As a twenty-something with an interest in fashion and pop culture, I like to think I am always up on the latest trends and “in the know.” Therefore, it was a huge surprise to me when adidas apparel burst back on the scene a couple of years ago, seemingly out of nowhere. And at the forefront of the new adidas fashion wave was the Stan Smith tennis shoes. These white tennis shoes were popping up everywhere, replacing the neon Nike running shoes that (literally) ran the show my freshman and sophomore years of college. I was extremely interested in this adidas takeover and decided to trace this trend back to its roots.

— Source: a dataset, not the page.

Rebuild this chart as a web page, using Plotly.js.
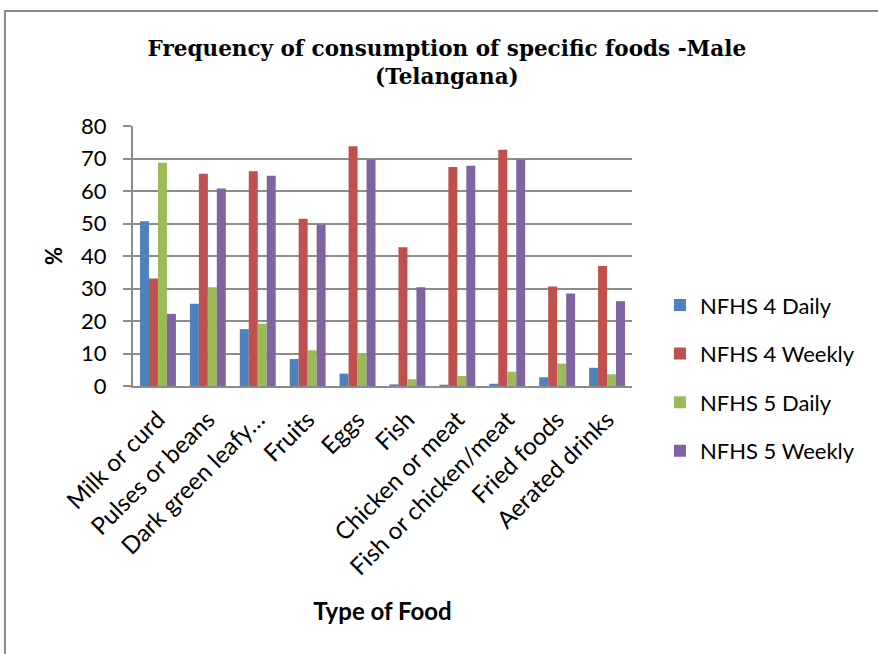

The rise of the Stan Smiths can be attributed to the marketing genius of Jon Wexler, adidas Global Director of Entertainment and Influencer marketing. It seems as if the return of these sneakers was a calculated marketing move by the adidas team way back in 2009. They decided to revamp the classic Stan Smith tennis sneaker in a way that would appeal to Millennials. An article by The Guardian discusses this marketing strategy and states that Wexler “pretty much confirmed everything Miranda Priestly says in the legendary cerulean blue Gap jumper monologue in The Devil Wears Prada… He describes the Stan phenomenon as ‘the classic model of a trend continuum actually working.’” Which basically means, for those who haven’t seen The Devil Wears Prada, that the fashion industry leaders start trends by putting their products in the hands of trendsetters. These trendy individuals are being watched by the masses and once they are spotted wearing a new brand, it immediately becomes popular.

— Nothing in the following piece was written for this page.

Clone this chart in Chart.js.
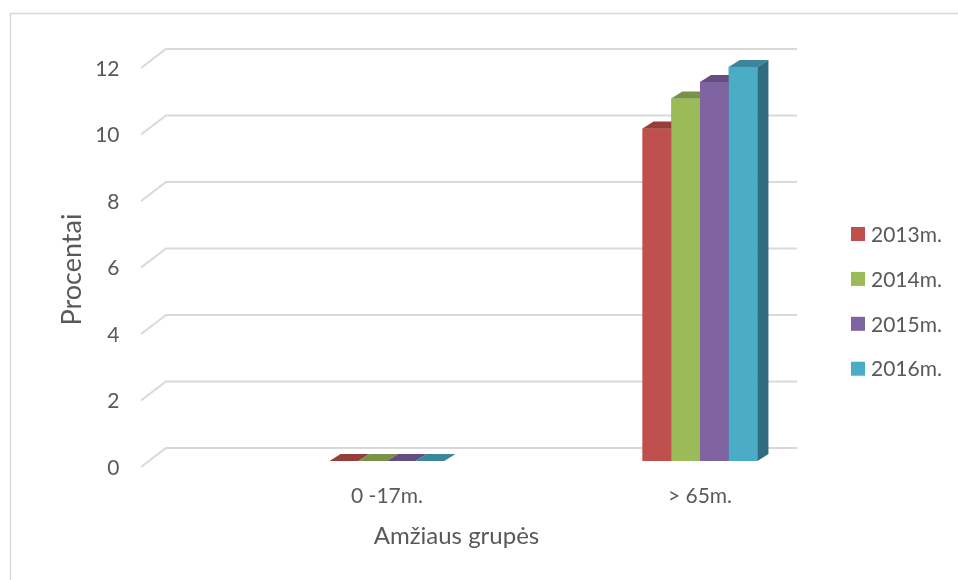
<!DOCTYPE html>
<html>
<head>
<meta charset="utf-8">
<script src="https://cdn.jsdelivr.net/npm/chart.js@4.4.1/dist/chart.umd.min.js"></script>
<style>
  html, body { margin: 0; padding: 0; background: #fff; }
  #wrap { width: 958px; height: 580px; position: relative; }
</style>
</head>
<body>
<div id="wrap"><canvas id="chart" width="958" height="580"></canvas></div>
<script>
// Age groups and yearly shares (percent)
const categories = ['0 -17m.', '> 65m.'];
const seriesNames = ['2013m.', '2014m.', '2015m.', '2016m.'];
const values2013 = [0, 10.0];
const values2014 = [0, 10.9];
const values2015 = [0, 11.4];
const values2016 = [0, 11.85];
const yTicks = [0, 2, 4, 6, 8, 10, 12];
const xTitle = 'Amžiaus grupės';
const yTitle = 'Procentai';

const seriesValues = [values2013, values2014, values2015, values2016];
const seriesColors = ['#C0504D', '#9BBB59', '#8064A2', '#4BACC6'];
const TEXT = '#595959';
const GRID = '#d9d9d9';
const FONT = 'Lato, "Open Sans", sans-serif';

// 3D look: depth of each bar and of the floor grid
const BAR_DX = 11, BAR_DY = 7;
const GRID_BACK_DY = 13, GRID_FRONT_DY = 6;
const GRID_FRONT_X = 141, GRID_BACK_X = 166, GRID_BACK_RIGHT = 797;

function shade(hex, f) {
  const n = parseInt(hex.slice(1), 16);
  const r = Math.round(((n >> 16) & 255) * f);
  const g = Math.round(((n >> 8) & 255) * f);
  const b = Math.round((n & 255) * f);
  return `rgb(${r},${g},${b})`;
}

const frame = {
  id: 'frame',
  beforeDraw(chart) {
    const ctx = chart.ctx;
    ctx.save();
    ctx.fillStyle = '#fff';
    ctx.fillRect(0, 0, chart.width, chart.height);
    ctx.strokeStyle = GRID;
    ctx.lineWidth = 1.5;
    ctx.strokeRect(10.5, 13.5, chart.width + 20, chart.height + 20);
    ctx.restore();
  }
};

// slanted floor grid lines, one per value tick
const grid3d = {
  id: 'grid3d',
  beforeDatasetsDraw(chart) {
    const ctx = chart.ctx;
    const ys = chart.scales.y;
    ctx.save();
    ctx.strokeStyle = GRID;
    ctx.lineWidth = 2;
    ys.ticks.forEach(t => {
      const py = ys.getPixelForValue(t.value);
      ctx.beginPath();
      ctx.moveTo(GRID_FRONT_X, py + GRID_FRONT_DY);
      ctx.lineTo(GRID_BACK_X, py - GRID_BACK_DY);
      ctx.lineTo(GRID_BACK_RIGHT, py - GRID_BACK_DY);
      ctx.stroke();
    });
    ctx.restore();
  }
};

// each bar as a block: front, top and right side, left to right within a group
const bars3d = {
  id: 'bars3d',
  afterDatasetsDraw(chart) {
    const ctx = chart.ctx;
    ctx.save();
    chart.data.datasets.forEach((ds, di) => {
      const meta = chart.getDatasetMeta(di);
      const col = seriesColors[di];
      meta.data.forEach(el => {
        const { x, y, base: b, width } = el.getProps(['x', 'y', 'base', 'width'], true);
        const l = x - width / 2, r = x + width / 2;
        ctx.fillStyle = col;
        ctx.fillRect(l, y, width, b - y);
        ctx.fillStyle = shade(col, 0.78);
        ctx.beginPath();
        ctx.moveTo(l, y);
        ctx.lineTo(l + BAR_DX, y - BAR_DY);
        ctx.lineTo(r + BAR_DX, y - BAR_DY);
        ctx.lineTo(r, y);
        ctx.closePath();
        ctx.fill();
        ctx.fillStyle = shade(col, 0.63);
        ctx.beginPath();
        ctx.moveTo(r, y);
        ctx.lineTo(r + BAR_DX, y - BAR_DY);
        ctx.lineTo(r + BAR_DX, b - BAR_DY);
        ctx.lineTo(r, b);
        ctx.closePath();
        ctx.fill();
      });
    });
    ctx.restore();
  }
};

// axis titles, centred on the floor front edge and on the value range
const axisTitles = {
  id: 'axisTitles',
  afterDraw(chart) {
    const ctx = chart.ctx;
    const ys = chart.scales.y;
    ctx.save();
    ctx.fillStyle = TEXT;
    ctx.textAlign = 'center';
    ctx.textBaseline = 'middle';
    ctx.font = `24px ${FONT}`;
    const floorRight = GRID_BACK_RIGHT - (GRID_BACK_X - GRID_FRONT_X);
    ctx.fillText(xTitle, (GRID_FRONT_X + floorRight) / 2, 536);
    const midY = (ys.getPixelForValue(ys.min) + ys.getPixelForValue(ys.max)) / 2 + GRID_FRONT_DY + 2;
    ctx.translate(72, midY);
    ctx.rotate(-Math.PI / 2);
    ctx.font = `27px ${FONT}`;
    ctx.fillText(yTitle, 0, 0);
    ctx.restore();
  }
};

const sideLegend = {
  id: 'sideLegend',
  afterDraw(chart) {
    const ctx = chart.ctx;
    ctx.save();
    ctx.font = `21px ${FONT}`;
    ctx.textBaseline = 'middle';
    ctx.textAlign = 'left';
    chart.data.datasets.forEach((ds, i) => {
      const cy = 234 + i * 44.9;
      ctx.fillStyle = ds.backgroundColor;
      ctx.fillRect(851, cy - 7, 14, 14);
      ctx.fillStyle = TEXT;
      ctx.fillText(ds.label, 871, cy + 1);
    });
    ctx.restore();
  }
};

new Chart(document.getElementById('chart'), {
  type: 'bar',
  data: {
    labels: categories,
    datasets: seriesNames.map((name, i) => ({
      label: name,
      data: seriesValues[i],
      backgroundColor: seriesColors[i],
      borderWidth: 0,
      categoryPercentage: 0.367,
      barPercentage: 1.0
    }))
  },
  options: {
    responsive: false,
    animation: false,
    events: [],
    layout: { autoPadding: false, padding: { left: 40, right: 101.5, top: 62, bottom: 20 } },
    plugins: { legend: { display: false }, tooltip: { enabled: false } },
    scales: {
      x: {
        grid: { display: false, drawTicks: false },
        border: { display: false },
        ticks: { color: TEXT, font: { family: FONT, size: 21 }, padding: 23 },
        afterFit(s) { s.height = 99; s.paddingLeft = 0; s.paddingRight = 0; }
      },
      y: {
        min: 0, max: 12,
        afterBuildTicks(s) { s.ticks = yTicks.map(v => ({ value: v })); },
        grid: { display: false, drawTicks: false },
        border: { display: false },
        ticks: { color: TEXT, font: { family: FONT, size: 21 }, padding: 111, labelOffset: 7 },
        afterFit(s) { s.width = 190.5; s.paddingTop = 0; s.paddingBottom = 0; }
      }
    }
  },
  plugins: [frame, grid3d, bars3d, axisTitles, sideLegend]
});
</script>
</body>
</html>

Wexler chooses who will represent adidas based on if they are authentic and if their actions align with the adidas brand. He stated in an interview with Complex that adidas looks for “people who are creative and groundbreaking, who set trends and forge their own paths and are not afraid of what people are going to say about that. Obviously the people [adidas works with] are iconic, because it is the most iconic brand in the world.” Wexler knew that he had to showcase the revamped Stan Smith sneaker with some of the most influential and iconic personnel in the fashion industry. He decided to entrust this task to Phoebe Philo, the creative director of Celine. He put the sneakers on her more-than-capable feet and the rest was history. When Philo wore Stan Smiths as she came out for the end-of-fashion-show bow during 2010 Paris Fashion Week, a trend was born. Philo was also one of Time’s Most Influential People in 2014 so that just emphasizes how putting the Stan Smiths on her feet was the best move adidas could make.
Since the reveal of the new sneakers in 2010 things have been looking good for the Stan Smiths and adidas as a whole. In 2013, Gisele graced the cover of Paris Vogue wearing nothing but Stan Smiths. In 2014, A$ASP Rocky and Pharrell Williams both made custom Stan Smiths. North West was also spotted wearing a pair of the sneakers, displaying the influence of the Kanye West-adidas partnership. The impact of adidas’ partnering with some of the biggest names in the industry is huge. These individuals have the ability to start a trend with one photo. Wexler discussed this stating, “When Kanye shows up in GQ wearing Pure Boosts or Stan Smiths, I’ve got to assume there is an impact [on sales].”
As for me, I purchased my first pair of Stan Smiths in the spring of 2015. I wore them with dresses, skirts, jeans, overalls…you name it. I was already known as the girl who was always wearing sneakers anyway, I just made the transition from Converse to adidas. Converse used to be my go-to sneaker but I, like most Millennials, have traded in basketball sneakers for tennis sneakers and Chucks for Stans. I was wearing my Stan Smiths over the summer on the New York City subway going to Brooklyn. A guy sitting across from me gave me a little head nod and mumbled, “Cool Smiths.” If a random hipster in Brooklyn compliments your sneakers, you know they’re cool. The innate coolness of the Stan Smiths was widely accepted by 2015 and adidas certainly took the chance to capitalize on this new image of their brand.